Last year I wrote a little booklet for the National Maritime Museum here in Ireland, for the hundredth anniversary of the sinking of the Lusitania. During my research, I documented the stories of survivors, of which there were only a handful. It was interesting (and poignant) to consider how significant that rescue was for the survivors, and how it coloured and shaped their lives after that dreadful event.
They had experienced rescue and could never forget it.
It’s the way that Paul explains (in Galatians 1) what happens when someone comes to Christ. Listen to this paraphrase:
“I greet you with the great words, grace and peace! We know the meaning of those words because Jesus Christ rescued us from this evil world we’re in by offering himself as a sacrifice for our sins. God’s plan is that we all experience that rescue. Glory to God forever!”
This event is far more significant than even we the participants can fully realise. Paul mentions the key terms: “Grace and Peace (Great words!”) but refuses to allow them to turn into concepts or intellectual coinage. Grace means gift and peace means content.”We know the meaning of those words because Jesus Christ rescued us from this evil world we’re in by offering himself as a sacrifice for our sins.”
The cross is a trade-off. Christ offered himself in our place, and in exchange, we received the grace of his gift and the peace,the content that he earned for us.

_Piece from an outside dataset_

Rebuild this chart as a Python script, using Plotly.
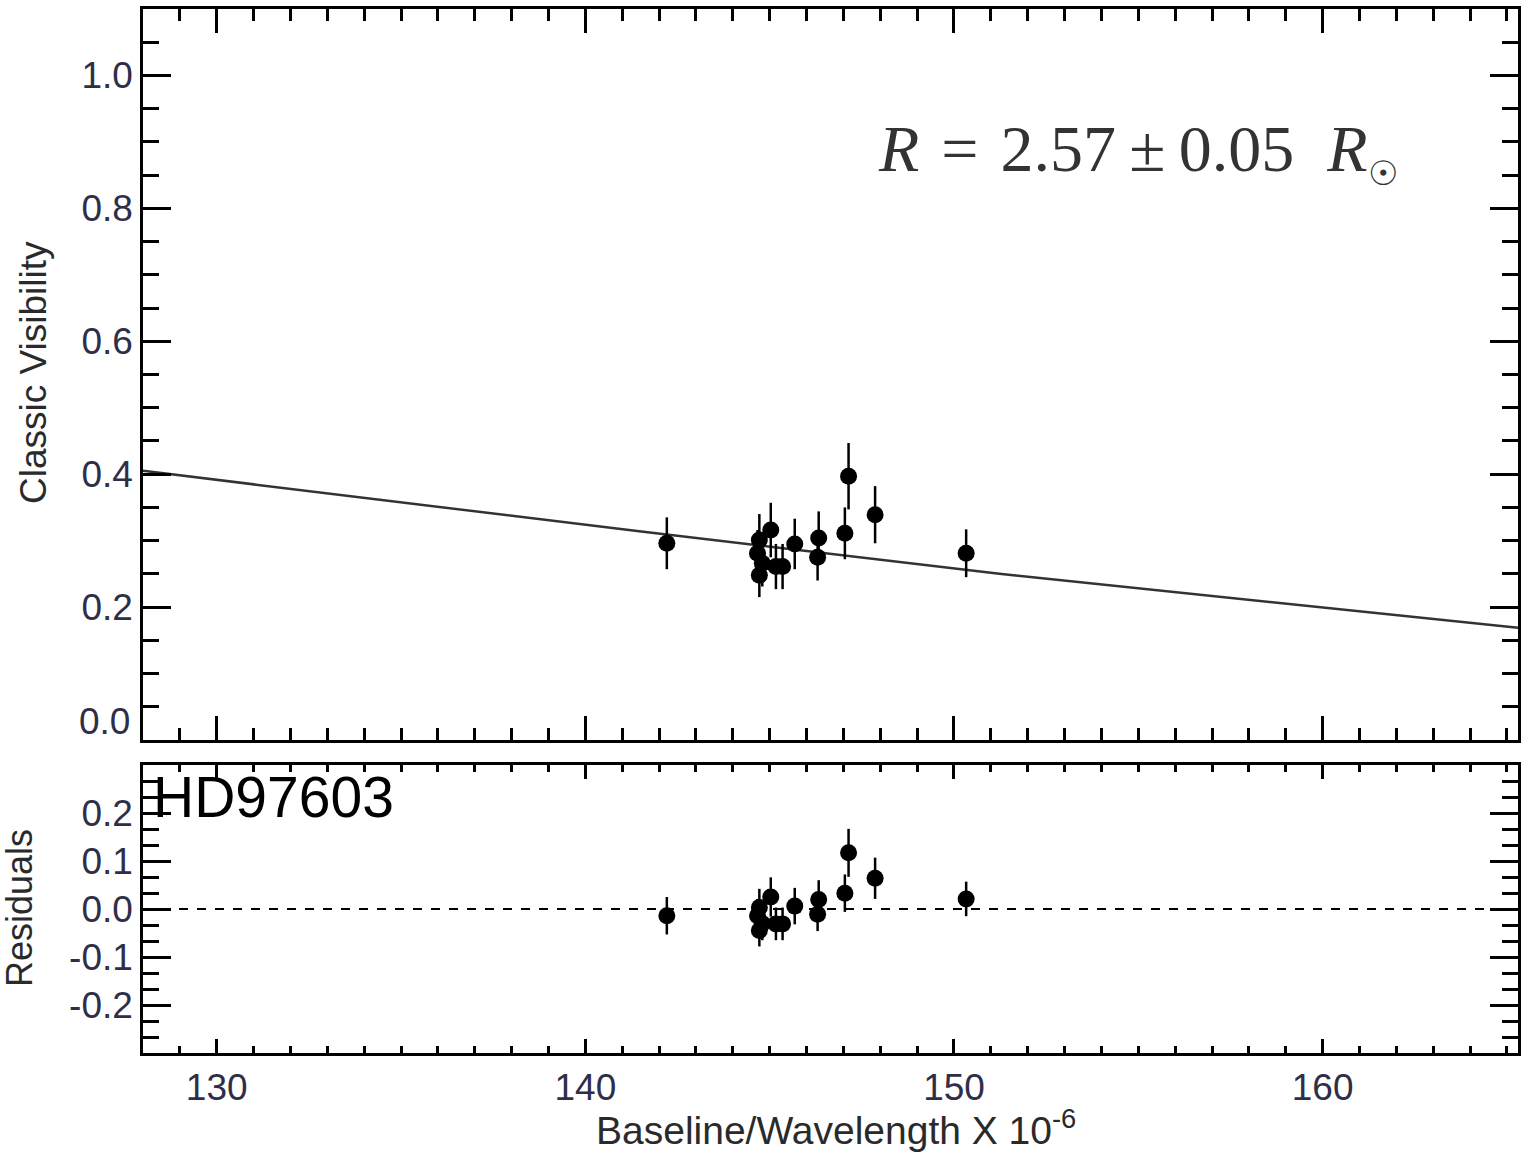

Here’s how he puts it in Romans 5: “By entering through faith into what God has always wanted to do for us—set us right with him, make us fit for him—we have it all together with God because of our Master Jesus. And that’s not all: We throw open our doors to God and discover at the same moment that he has already thrown open his door to us. We find ourselves standing where we always hoped we might stand—out in the wide open spaces of God’s grace and glory, standing tall and shouting our praise.”
These are the consequences of our salvation. “We have peace with God through our Lord Jesus Christ, through whom we have gained access by faith into this grace in which we now stand. And we boast in the hope of the glory of God.”
Peace… grace:” We know the meaning of those words because Jesus Christ rescued us.”
And like those guys from the Lusitania, we have experienced rescue and it marks us forever. We’re the blessed. We made it through! Not that we can brag about the experience -all we did was recognise our condition and call out for help.
But we can brag about the one who changed our lives forever. How could you do otherwise? And”God’s plan is that we all experience that rescue.”
The words suggest that this is something powerful and personal. Think about the idea of peace, for example. I was speaking to a single lady with two small children, ready to die for her kids but frazzled near to death with the burden of so much to do. “Oh for a bit of peace,” she said.
There’s a speech in Henry VI (Part 2) that comes to mind:
“My Crown is in my heart, not on my head:
Not deck’d with Diamonds, and Indian stones:
Nor to be seen: my Crown is call’d Content,
A Crown it is, that seldom Kings enjoy.”
Do you get the idea? I’d rather be at peace than be the richest person in the world. Oh for a little peace.
And yet, when you experience the rescue of Christ, that’s what you receive. Peace of mind. Peace after a long battle of trying to figure it out for yourself.
And grace. “The free gift of God is eternal life in Christ Jesus.” A gift cannot be purchased, or earned. It can only be received.